Dobbiamo imparare a fare nostre le
parole di san Paolo: “Tutto posso in colui che mi dà la forza” (Fil
4,13) e “noi sappiamo che
tutto concorre al bene, per quelli che amano Dio … in tutte queste cose noi
siamo più che vincitori grazie a colui che ci ha amati. Io sono infatti
persuaso che né morte né vita, né angeli né principati, né presente né
avvenire, né potenze, 39né altezza né profondità, né alcun’altra creatura potrà
mai separarci dall’amore di Dio, che è in Cristo Gesù, nostro Signore” (Rm 8,28ss).

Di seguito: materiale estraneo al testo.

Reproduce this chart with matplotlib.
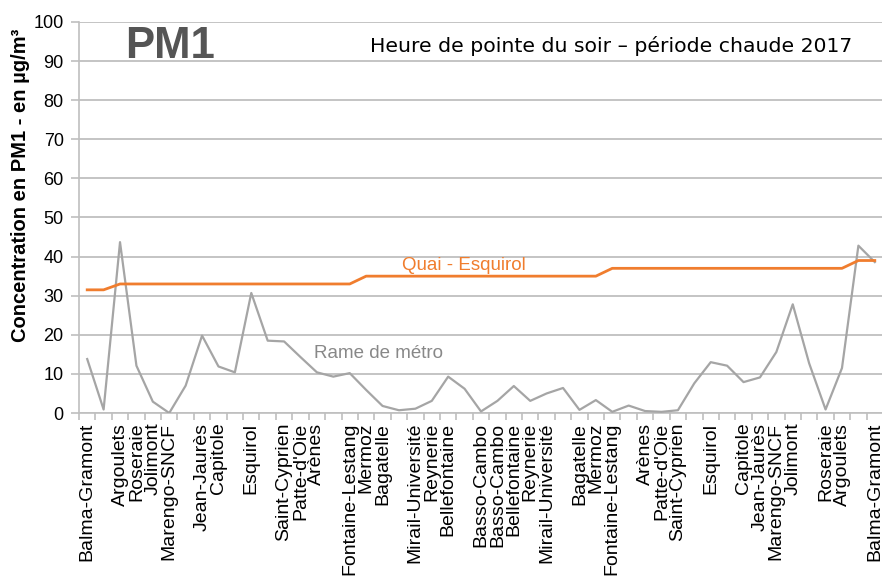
import matplotlib
matplotlib.use('Agg')
import matplotlib.pyplot as plt
import numpy as np

plt.rcParams['font.family'] = ['Liberation Sans', 'DejaVu Sans']

# station labels along the trip (blank = point between stations)
stations = ['Balma-Gramont', '', 'Argoulets', 'Roseraie', 'Jolimont', 'Marengo-SNCF', '',
            'Jean-Jaurès', 'Capitole', '', 'Esquirol', '', 'Saint-Cyprien', "Patte-d'Oie",
            'Arènes', '', 'Fontaine-Lestang', 'Mermoz', 'Bagatelle', '', 'Mirail-Université',
            'Reynerie', 'Bellefontaine', '', 'Basso-Cambo', 'Basso-Cambo', 'Bellefontaine',
            'Reynerie', 'Mirail-Université', '', 'Bagatelle', 'Mermoz', 'Fontaine-Lestang', '',
            'Arènes', "Patte-d'Oie", 'Saint-Cyprien', '', 'Esquirol', '', 'Capitole',
            'Jean-Jaurès', 'Marengo-SNCF', 'Jolimont', '', 'Roseraie', 'Argoulets', '',
            'Balma-Gramont']

rame = [13.8, 0.9, 43.7, 12.1, 2.9, 0.0, 7.0, 19.8, 11.9, 10.4,
        30.7, 18.5, 18.3, 14.3, 10.4, 9.3, 10.2, 5.9, 1.8, 0.7,
        1.1, 3.1, 9.3, 6.2, 0.4, 3.1, 6.9, 3.1, 5.0, 6.4,
        0.8, 3.3, 0.3, 1.9, 0.5, 0.3, 0.7, 7.6, 13.0, 12.1,
        7.9, 9.1, 15.6, 27.8, 12.7, 0.9, 11.5, 42.8, 38.6]

quai = [31.5, 31.5, 33, 33, 33, 33, 33, 33, 33, 33,
        33, 33, 33, 33, 33, 33, 33, 35, 35, 35,
        35, 35, 35, 35, 35, 35, 35, 35, 35, 35,
        35, 35, 37, 37, 37, 37, 37, 37, 37, 37,
        37, 37, 37, 37, 37, 37, 37, 39, 39]

yticks = [0, 10, 20, 30, 40, 50, 60, 70, 80, 90, 100]

grey = '#A5A5A5'
orange = '#F07D2E'

fig = plt.figure(figsize=(8.82, 5.77), dpi=100)
ax = fig.add_axes([79 / 882, 1 - 413 / 577, 804 / 882, 391 / 577])

x = np.arange(len(stations))
ax.plot(x, rame, color=grey, lw=1.6, zorder=3)
ax.plot(x, quai, color=orange, lw=2.0, zorder=4)

ax.set_xlim(-0.5, len(stations) - 0.5)
ax.set_ylim(0, 100)
ax.set_yticks(yticks)
ax.set_yticklabels([str(v) for v in yticks], fontsize=13)
ax.set_xticks(x)
ax.set_xticklabels(stations, rotation=90, fontsize=14, va='top', ha='center')
ax.tick_params(axis='x', which='major', length=0, pad=7)
ax.set_xticks(np.arange(-0.5, len(stations), 1), minor=True)
ax.tick_params(axis='x', which='minor', length=5, color='#BFBFBF', width=1.2)
ax.tick_params(axis='y', length=6, color='#BFBFBF', width=1.2, pad=5)

ax.grid(axis='y', color='#BFBFBF', lw=1.3, zorder=0)
for s in ['top', 'right']:
    ax.spines[s].set_visible(False)
ax.spines['left'].set_color('#BFBFBF')
ax.spines['bottom'].set_color('#BFBFBF')
ax.spines['left'].set_linewidth(1.2)
ax.spines['bottom'].set_linewidth(1.2)

fig.text(21 / 882, 1 - 185 / 577, 'Concentration en PM1 - en µg/m³', rotation=90,
         ha='center', va='center', fontsize=14.5, fontweight='bold')

fig.text(852 / 882, 1 - 46 / 577, 'Heure de pointe du soir – période chaude 2017',
         ha='right', va='center', fontsize=14.7, family=['DejaVu Sans'])
fig.text(125 / 882, 1 - 58 / 577, 'PM1', ha='left', va='baseline', fontsize=31.5,
         fontweight='bold', color='#555555', zorder=5)

ax.text(19.2, 37.6, 'Quai - Esquirol', color=orange, fontsize=13.5, ha='left', va='center')
ax.text(13.8, 15.3, 'Rame de métro', color='#888888', fontsize=13.5, ha='left', va='center')

fig.savefig('out.png', dpi=100)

Sia chiaro: noi non siamo tenuti ad amare la sofferenza, anzi la
combattiamo con tutti i mezzi a disposizione: preghiamo con Gesù affinché, se è
possibile, sia allontanato da noi questo calice e per avere la forza di
affrontare la sofferenza inevitabile; ci lasciamo provocare dalla sofferenza provocata
dall’uomo e ci impegniamo a fare la nostra parte; ci mettiamo a fianco di chi
soffre, affinché la croce possa diventare un po’ più leggera, ma diciamo anche “Padre, non la mia, ma la tua volontà sia
fatta”. Noi sappiamo infatti che, sebbene non si veda ancora nulla in
lontananza, anche il deserto, a un certo punto, finisce; a ogni notte della
storia succede un giorno.Soprattutto sappiamo che, quando siamo sulla croce, il Cristo è con noi.